- **Dataset excerpts**
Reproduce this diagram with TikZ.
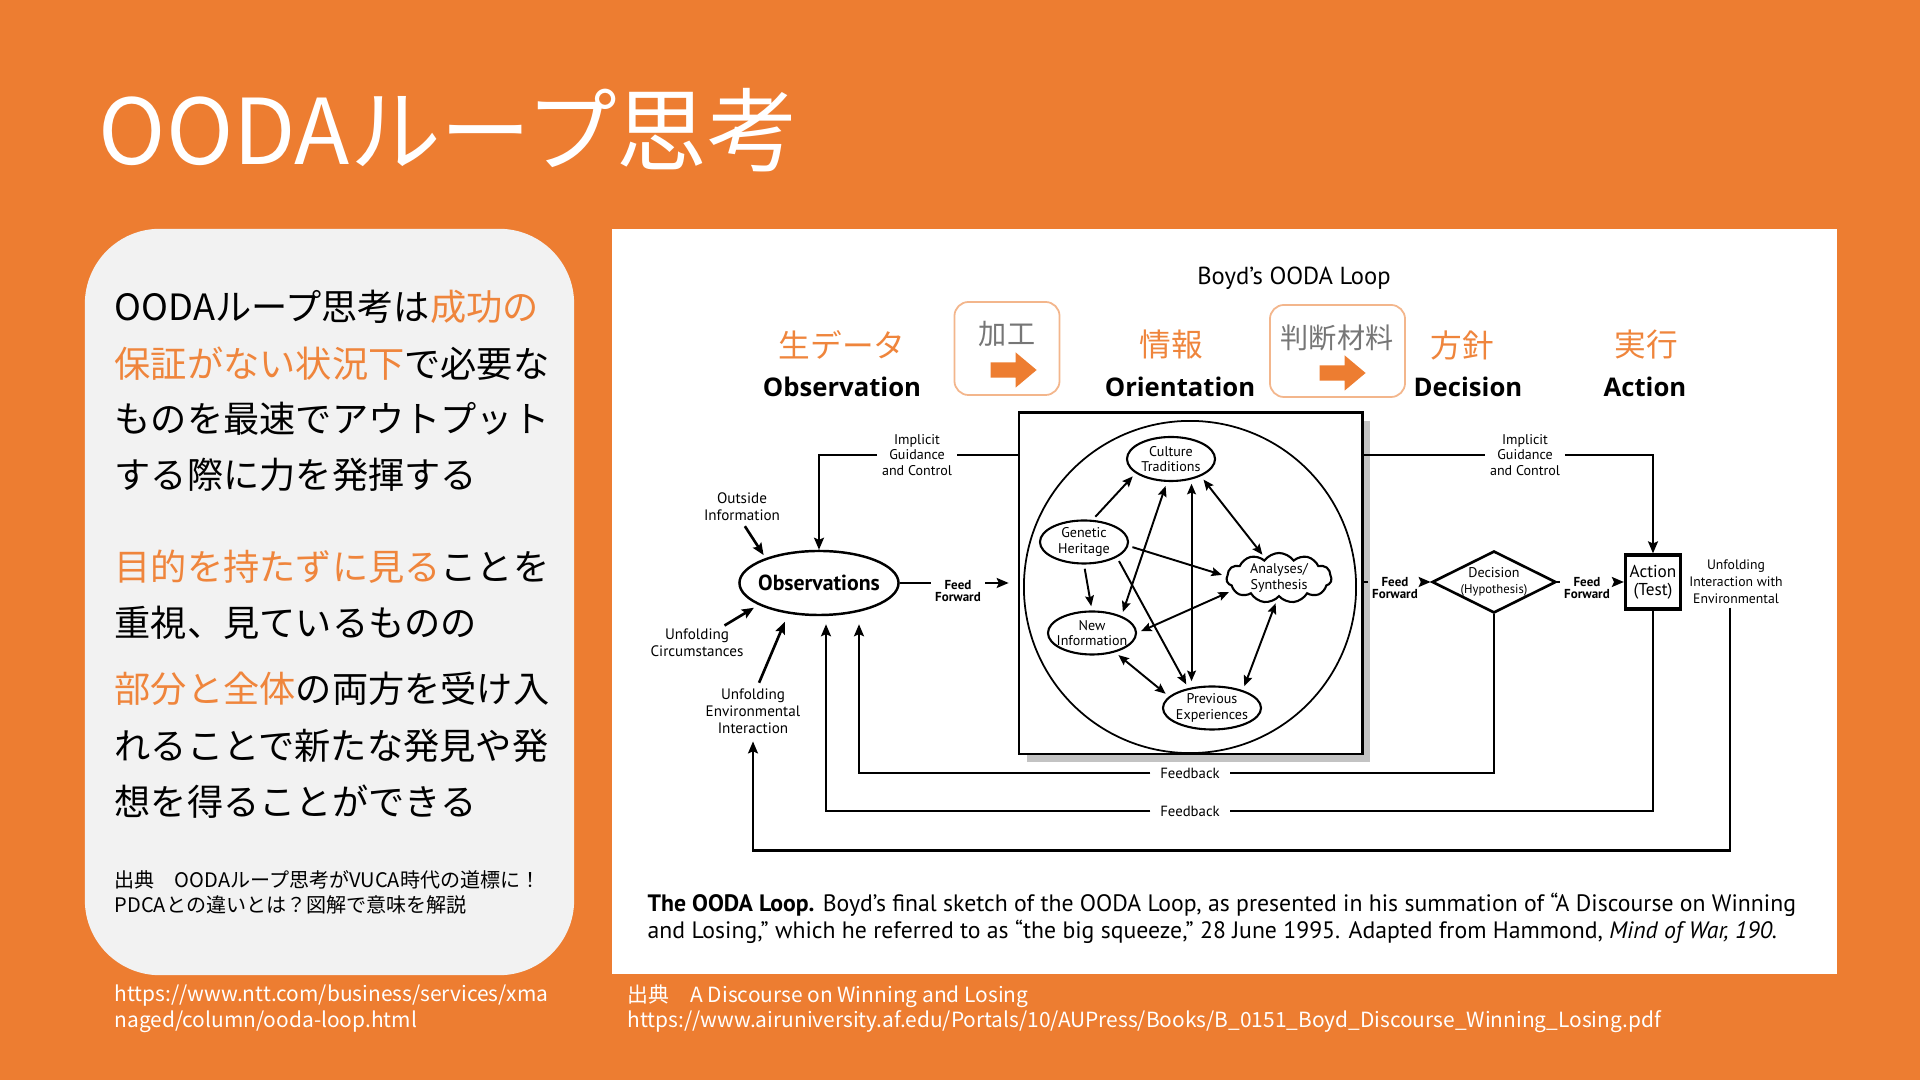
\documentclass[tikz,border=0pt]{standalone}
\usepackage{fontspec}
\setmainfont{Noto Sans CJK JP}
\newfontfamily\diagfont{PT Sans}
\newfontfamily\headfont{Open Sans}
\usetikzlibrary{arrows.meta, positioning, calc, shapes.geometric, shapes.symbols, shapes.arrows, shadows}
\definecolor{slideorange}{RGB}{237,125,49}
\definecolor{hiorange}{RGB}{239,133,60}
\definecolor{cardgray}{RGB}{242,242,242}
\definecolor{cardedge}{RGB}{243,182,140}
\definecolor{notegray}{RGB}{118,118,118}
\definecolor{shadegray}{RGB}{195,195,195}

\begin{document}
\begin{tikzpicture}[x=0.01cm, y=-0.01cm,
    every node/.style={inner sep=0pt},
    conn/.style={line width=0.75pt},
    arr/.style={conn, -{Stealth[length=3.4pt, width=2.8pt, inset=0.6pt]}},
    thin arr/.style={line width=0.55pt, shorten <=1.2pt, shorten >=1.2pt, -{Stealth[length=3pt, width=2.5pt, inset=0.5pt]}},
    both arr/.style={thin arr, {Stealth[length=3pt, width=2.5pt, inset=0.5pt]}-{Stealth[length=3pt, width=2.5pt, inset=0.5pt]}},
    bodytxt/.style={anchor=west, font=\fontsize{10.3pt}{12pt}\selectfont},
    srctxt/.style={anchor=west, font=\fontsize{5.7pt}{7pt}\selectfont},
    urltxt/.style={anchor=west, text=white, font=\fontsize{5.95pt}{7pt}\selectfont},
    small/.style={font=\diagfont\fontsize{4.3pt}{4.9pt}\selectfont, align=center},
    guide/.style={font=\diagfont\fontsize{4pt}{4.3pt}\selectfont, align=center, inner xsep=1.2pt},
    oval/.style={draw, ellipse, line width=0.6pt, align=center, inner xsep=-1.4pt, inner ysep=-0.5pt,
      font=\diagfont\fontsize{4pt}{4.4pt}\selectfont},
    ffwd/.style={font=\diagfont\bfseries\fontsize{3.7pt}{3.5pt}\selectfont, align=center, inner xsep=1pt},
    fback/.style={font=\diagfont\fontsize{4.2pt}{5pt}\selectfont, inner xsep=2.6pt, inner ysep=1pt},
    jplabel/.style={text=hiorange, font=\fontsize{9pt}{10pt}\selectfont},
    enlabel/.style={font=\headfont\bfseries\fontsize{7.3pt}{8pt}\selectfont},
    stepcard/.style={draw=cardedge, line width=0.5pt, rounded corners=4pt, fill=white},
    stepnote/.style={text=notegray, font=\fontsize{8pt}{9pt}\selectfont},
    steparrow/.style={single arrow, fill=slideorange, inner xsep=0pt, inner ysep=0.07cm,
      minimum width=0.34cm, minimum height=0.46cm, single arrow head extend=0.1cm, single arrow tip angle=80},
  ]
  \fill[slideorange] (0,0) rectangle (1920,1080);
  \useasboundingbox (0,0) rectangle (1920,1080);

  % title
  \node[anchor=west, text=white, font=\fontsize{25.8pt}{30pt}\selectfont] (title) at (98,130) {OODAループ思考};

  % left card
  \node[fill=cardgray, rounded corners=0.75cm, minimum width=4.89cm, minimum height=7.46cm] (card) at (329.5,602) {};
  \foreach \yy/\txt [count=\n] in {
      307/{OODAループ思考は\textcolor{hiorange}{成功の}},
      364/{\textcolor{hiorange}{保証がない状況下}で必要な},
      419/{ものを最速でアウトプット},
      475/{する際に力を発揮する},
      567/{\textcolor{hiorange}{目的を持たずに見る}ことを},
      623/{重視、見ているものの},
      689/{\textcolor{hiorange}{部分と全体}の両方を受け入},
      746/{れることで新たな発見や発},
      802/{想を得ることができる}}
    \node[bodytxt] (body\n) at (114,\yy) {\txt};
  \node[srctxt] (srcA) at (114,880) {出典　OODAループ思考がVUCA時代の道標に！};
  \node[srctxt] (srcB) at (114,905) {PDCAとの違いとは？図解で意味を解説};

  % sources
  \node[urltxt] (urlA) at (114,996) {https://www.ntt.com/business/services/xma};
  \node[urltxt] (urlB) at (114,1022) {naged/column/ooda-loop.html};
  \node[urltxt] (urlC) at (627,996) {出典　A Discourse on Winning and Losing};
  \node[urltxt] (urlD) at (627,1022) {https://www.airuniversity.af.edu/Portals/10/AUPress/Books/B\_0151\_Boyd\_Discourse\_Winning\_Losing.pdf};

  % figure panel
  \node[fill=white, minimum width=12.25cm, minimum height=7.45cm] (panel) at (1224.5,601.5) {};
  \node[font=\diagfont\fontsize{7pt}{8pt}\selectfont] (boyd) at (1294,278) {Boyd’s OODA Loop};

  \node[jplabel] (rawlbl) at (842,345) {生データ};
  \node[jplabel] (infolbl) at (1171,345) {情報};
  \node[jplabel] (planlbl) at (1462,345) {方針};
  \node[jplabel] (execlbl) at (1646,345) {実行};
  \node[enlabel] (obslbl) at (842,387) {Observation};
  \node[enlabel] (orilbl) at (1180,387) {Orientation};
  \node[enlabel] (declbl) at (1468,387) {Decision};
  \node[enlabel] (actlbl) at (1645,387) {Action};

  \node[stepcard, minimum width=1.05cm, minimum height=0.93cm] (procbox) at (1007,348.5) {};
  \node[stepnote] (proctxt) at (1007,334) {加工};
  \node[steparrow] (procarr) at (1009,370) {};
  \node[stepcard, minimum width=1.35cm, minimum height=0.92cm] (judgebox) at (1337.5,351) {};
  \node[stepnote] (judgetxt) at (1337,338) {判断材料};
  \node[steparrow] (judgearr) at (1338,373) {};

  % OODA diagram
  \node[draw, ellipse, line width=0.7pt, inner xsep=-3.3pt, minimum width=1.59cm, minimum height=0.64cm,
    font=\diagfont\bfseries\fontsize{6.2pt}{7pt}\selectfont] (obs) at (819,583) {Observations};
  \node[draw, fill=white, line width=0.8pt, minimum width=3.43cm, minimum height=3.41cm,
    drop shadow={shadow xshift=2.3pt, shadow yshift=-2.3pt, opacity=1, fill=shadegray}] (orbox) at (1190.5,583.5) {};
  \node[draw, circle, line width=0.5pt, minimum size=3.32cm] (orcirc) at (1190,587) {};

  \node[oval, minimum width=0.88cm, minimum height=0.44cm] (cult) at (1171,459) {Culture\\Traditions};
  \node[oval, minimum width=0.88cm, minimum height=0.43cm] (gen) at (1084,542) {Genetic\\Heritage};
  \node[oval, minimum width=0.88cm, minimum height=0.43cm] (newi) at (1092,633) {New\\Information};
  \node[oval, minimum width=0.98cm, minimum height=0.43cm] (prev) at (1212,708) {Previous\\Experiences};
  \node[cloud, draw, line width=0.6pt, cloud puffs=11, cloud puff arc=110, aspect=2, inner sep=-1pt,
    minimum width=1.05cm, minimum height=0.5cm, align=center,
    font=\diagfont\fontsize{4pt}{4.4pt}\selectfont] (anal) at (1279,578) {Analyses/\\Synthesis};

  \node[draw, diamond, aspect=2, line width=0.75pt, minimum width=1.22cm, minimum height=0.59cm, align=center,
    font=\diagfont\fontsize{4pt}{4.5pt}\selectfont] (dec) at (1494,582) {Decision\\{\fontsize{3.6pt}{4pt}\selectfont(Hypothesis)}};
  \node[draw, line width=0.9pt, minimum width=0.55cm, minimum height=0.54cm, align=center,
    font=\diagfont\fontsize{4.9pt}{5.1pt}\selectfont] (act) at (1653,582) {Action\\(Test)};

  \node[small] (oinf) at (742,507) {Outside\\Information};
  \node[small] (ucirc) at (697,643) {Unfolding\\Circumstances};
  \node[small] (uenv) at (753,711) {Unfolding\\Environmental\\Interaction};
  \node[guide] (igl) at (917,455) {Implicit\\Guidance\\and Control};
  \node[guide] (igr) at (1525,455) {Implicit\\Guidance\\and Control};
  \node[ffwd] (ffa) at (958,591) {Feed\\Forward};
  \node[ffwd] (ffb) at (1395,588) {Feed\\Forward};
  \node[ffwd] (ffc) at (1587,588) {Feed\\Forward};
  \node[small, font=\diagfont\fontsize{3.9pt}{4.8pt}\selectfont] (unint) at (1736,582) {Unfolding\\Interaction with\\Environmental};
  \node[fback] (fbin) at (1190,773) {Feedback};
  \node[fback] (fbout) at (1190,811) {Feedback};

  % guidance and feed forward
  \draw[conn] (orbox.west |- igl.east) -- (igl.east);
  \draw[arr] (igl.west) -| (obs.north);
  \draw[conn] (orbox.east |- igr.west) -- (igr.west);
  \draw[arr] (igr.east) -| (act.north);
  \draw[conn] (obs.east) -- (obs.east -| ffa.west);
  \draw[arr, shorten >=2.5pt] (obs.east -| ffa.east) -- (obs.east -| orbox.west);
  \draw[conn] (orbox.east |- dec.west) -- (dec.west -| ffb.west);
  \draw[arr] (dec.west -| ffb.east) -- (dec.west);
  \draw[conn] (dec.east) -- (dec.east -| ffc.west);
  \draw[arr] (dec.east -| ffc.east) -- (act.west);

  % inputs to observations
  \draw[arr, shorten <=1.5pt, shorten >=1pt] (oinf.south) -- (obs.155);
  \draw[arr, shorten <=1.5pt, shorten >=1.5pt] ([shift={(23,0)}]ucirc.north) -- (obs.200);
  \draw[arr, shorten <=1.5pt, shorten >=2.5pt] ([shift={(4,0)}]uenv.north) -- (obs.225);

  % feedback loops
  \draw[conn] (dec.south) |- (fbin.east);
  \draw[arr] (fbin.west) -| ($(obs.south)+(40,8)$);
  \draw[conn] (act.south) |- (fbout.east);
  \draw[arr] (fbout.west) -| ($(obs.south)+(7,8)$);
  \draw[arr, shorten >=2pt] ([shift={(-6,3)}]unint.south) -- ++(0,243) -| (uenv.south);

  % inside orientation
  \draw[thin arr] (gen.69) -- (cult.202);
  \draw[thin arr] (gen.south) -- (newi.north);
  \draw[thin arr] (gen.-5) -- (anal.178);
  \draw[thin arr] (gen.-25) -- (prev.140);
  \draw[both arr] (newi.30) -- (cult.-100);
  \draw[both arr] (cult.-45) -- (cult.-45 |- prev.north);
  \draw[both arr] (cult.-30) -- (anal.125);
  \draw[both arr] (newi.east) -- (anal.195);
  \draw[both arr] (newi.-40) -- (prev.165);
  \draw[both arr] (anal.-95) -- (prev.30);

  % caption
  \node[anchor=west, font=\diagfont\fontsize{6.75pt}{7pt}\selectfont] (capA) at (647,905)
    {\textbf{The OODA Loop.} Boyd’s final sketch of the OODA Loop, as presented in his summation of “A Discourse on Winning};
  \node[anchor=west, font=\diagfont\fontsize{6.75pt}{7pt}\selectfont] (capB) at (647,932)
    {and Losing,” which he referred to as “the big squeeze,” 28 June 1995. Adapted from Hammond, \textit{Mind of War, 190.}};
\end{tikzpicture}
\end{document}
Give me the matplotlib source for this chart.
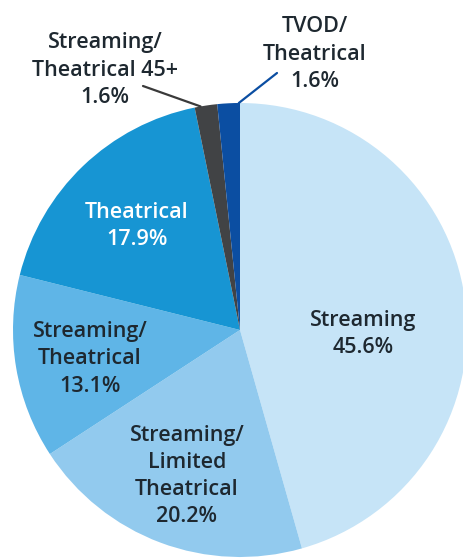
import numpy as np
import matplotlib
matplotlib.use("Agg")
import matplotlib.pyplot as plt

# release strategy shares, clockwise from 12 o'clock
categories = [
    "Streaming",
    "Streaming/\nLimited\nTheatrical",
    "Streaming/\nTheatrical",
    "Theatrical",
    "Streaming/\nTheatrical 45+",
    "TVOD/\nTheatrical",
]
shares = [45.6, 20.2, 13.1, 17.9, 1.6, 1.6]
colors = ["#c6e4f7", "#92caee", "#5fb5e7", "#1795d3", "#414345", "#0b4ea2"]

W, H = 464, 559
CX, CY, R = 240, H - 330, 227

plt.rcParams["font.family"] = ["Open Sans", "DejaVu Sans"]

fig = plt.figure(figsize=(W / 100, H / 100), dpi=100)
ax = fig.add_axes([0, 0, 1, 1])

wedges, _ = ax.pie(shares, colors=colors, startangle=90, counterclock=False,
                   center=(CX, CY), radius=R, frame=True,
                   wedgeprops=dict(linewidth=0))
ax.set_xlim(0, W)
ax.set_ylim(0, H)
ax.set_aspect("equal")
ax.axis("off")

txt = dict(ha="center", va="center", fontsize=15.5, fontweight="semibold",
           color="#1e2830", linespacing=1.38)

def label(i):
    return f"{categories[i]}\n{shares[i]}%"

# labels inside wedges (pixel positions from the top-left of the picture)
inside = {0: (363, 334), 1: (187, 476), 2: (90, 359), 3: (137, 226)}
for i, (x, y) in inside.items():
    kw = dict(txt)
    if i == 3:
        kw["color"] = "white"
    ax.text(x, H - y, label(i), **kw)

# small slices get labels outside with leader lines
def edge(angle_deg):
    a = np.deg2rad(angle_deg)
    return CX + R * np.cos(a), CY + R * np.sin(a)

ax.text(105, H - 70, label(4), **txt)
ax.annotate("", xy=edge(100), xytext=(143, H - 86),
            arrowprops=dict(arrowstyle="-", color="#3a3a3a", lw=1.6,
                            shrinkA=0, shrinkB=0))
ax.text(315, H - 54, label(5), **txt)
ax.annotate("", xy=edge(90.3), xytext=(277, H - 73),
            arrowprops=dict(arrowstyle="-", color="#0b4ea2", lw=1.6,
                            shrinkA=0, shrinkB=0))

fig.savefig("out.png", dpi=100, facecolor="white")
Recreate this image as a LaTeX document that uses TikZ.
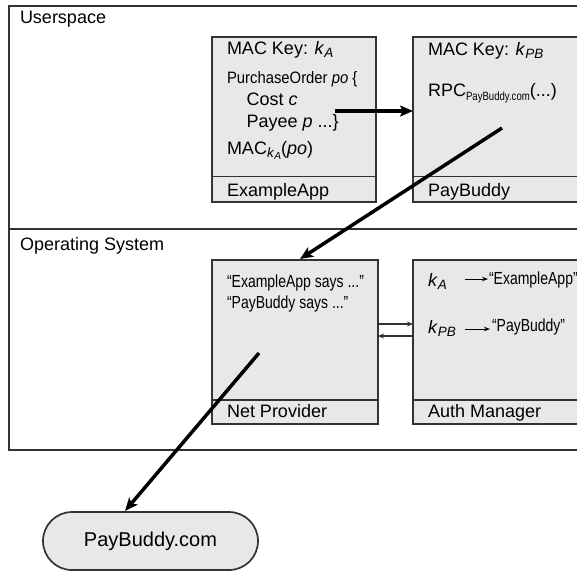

- **Stated task**
Look above for the line containing "Give me the matplotlib source for this chart.", then write out every line from there down to the line containing "import matplotlib.pyplot as plt", that line included, with no pictures.

- **Problem solution**
Give me the matplotlib source for this chart.
import numpy as np
import matplotlib
matplotlib.use("Agg")
import matplotlib.pyplot as plt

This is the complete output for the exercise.